サニブラウンに勝った男
野手で注目しているのは、中央大学の五十幡亮汰外野手だ。
まさに“スピードスター”。「サニブラウンに勝った男」という異名で高校時代(佐野日大)から話題となってきたが、中大の先輩でもあるヤクルト小川淳司GMが「12人の中に入ってくる」とコメントしたこともあり、ここに来て、ドラフト1位候補とまで言われるようになっている。
スピードスターの中央大学・五十幡亮汰外野手(写真提供/中大硬式野球部)
最近では近本光司(阪神)、辰巳涼介(楽天)といったスピードを武器とした外野手が1位指名を受けた例はあるが、スカウトに聞くと「さすがに、そこ(1位)までは……」と言葉を濁される。
どこの球団も、先発ローテーションを担える投手や、将来的に主軸を打てる打者といった、チームの骨組みの部分にまず手をつけていく。五十幡のような、いわば“飛び道具”は、おのずと優先順位が後になってくるものだ。

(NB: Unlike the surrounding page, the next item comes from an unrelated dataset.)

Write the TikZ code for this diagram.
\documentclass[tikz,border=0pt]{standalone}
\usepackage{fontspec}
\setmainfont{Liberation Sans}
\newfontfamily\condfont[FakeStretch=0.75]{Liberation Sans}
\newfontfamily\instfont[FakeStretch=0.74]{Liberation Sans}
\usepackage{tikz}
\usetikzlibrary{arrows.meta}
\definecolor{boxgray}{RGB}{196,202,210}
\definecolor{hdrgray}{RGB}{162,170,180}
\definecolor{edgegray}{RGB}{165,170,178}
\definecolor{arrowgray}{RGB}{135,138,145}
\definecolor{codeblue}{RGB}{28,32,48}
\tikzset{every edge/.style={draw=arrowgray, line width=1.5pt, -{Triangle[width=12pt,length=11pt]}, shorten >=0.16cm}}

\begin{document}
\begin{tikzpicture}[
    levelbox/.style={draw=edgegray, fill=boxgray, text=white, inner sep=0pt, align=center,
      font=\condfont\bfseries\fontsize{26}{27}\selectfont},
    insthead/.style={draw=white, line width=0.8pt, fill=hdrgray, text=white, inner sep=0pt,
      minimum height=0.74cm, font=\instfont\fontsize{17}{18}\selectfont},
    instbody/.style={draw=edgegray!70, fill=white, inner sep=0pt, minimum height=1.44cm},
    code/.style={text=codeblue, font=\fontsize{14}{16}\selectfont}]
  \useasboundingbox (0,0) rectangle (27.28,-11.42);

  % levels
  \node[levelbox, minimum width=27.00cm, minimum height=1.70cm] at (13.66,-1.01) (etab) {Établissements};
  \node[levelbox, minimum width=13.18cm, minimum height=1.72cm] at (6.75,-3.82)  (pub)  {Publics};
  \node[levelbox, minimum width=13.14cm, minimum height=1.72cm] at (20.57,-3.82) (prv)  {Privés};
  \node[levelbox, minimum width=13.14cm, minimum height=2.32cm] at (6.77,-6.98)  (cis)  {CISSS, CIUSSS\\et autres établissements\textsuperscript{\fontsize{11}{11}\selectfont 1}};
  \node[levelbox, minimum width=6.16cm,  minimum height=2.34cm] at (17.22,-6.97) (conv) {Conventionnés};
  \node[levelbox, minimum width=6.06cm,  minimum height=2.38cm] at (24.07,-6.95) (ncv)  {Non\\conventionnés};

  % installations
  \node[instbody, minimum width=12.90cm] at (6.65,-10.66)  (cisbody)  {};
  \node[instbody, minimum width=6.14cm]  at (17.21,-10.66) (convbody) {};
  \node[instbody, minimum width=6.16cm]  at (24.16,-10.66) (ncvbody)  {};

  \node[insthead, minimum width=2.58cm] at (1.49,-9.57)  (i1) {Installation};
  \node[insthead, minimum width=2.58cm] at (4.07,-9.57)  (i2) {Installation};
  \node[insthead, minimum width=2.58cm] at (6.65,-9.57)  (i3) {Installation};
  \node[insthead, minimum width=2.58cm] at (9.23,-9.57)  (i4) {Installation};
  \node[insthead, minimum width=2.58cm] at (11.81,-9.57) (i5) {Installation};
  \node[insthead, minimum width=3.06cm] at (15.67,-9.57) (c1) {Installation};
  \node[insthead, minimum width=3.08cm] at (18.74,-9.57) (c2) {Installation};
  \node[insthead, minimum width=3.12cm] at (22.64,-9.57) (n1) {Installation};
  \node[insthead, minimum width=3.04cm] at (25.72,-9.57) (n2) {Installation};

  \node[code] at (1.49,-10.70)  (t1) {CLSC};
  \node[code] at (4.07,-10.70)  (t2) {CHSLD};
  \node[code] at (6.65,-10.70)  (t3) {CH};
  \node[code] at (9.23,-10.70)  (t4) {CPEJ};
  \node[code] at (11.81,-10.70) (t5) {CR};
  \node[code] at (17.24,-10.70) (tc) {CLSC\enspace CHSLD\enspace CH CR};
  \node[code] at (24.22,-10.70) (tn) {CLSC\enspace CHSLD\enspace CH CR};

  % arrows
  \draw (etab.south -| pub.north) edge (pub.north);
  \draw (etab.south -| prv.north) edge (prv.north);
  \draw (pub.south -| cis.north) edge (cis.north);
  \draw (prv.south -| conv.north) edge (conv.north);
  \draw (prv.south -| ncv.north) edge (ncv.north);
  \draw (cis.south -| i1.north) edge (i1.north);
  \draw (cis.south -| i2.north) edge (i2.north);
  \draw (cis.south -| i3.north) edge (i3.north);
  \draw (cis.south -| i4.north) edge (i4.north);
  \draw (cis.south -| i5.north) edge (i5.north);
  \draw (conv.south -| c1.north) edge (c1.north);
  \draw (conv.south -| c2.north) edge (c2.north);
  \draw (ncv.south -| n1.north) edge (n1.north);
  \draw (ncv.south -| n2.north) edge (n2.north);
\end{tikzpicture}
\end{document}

とはいえ、五十幡の足が“スペシャル”であることは間違いない。50mのタイムが5.6秒。一塁まで3秒5で駆け抜ける。中学時代は野球と陸上を掛け持ちし、全日本中学陸上選手権の100mと200mで、あの100m日本記録保持者サニブラウン・ハキームを破って優勝している。それが「サニブラウンに勝った男」という異名の由来だ。
100m日本記録保持者のサニブラウン・ハキーム(EPA=時事通信フォト)
だが皮肉なことに、五十幡のドラフトにおける評価基準は、この“足”とは別のところにある。それは“バッティング”であり、また“守備”の能力だ。
いまや、どこのチームにも足のスペシャリストはいる。ソフトバンクならば周東佑京、巨人なら増田大輝、ロッテなら和田康士朗……。そしてファームや育成に目を向けると、彼らの予備軍がゴロゴロしている。今年のドラフト候補の中にも、並木秀尊外野手(獨協大学)のように、五十幡に匹敵するスピードを持つ選手もいる。
そうなると、単なる“走り屋”、代走要員として考えるのであれば、あえて五十幡にこだわる必要はない。極論すれば、「下位で残っていたから指名しよう」という程度で十分だし、先に他球団に指名されてしまったら別の選手を探せばいい。
だが、もし五十幡がプロでレギュラーとして10年以上やれる選手であれば、その存在価値は一気に上がる。そのときに基準になるのが打つことと守ること。だからスカウトたちは、最大の武器である足よりも、五十幡のバッティングと守備力を、「プロでどれくらいのレベルに行けるのか」という視点で見ているのだ。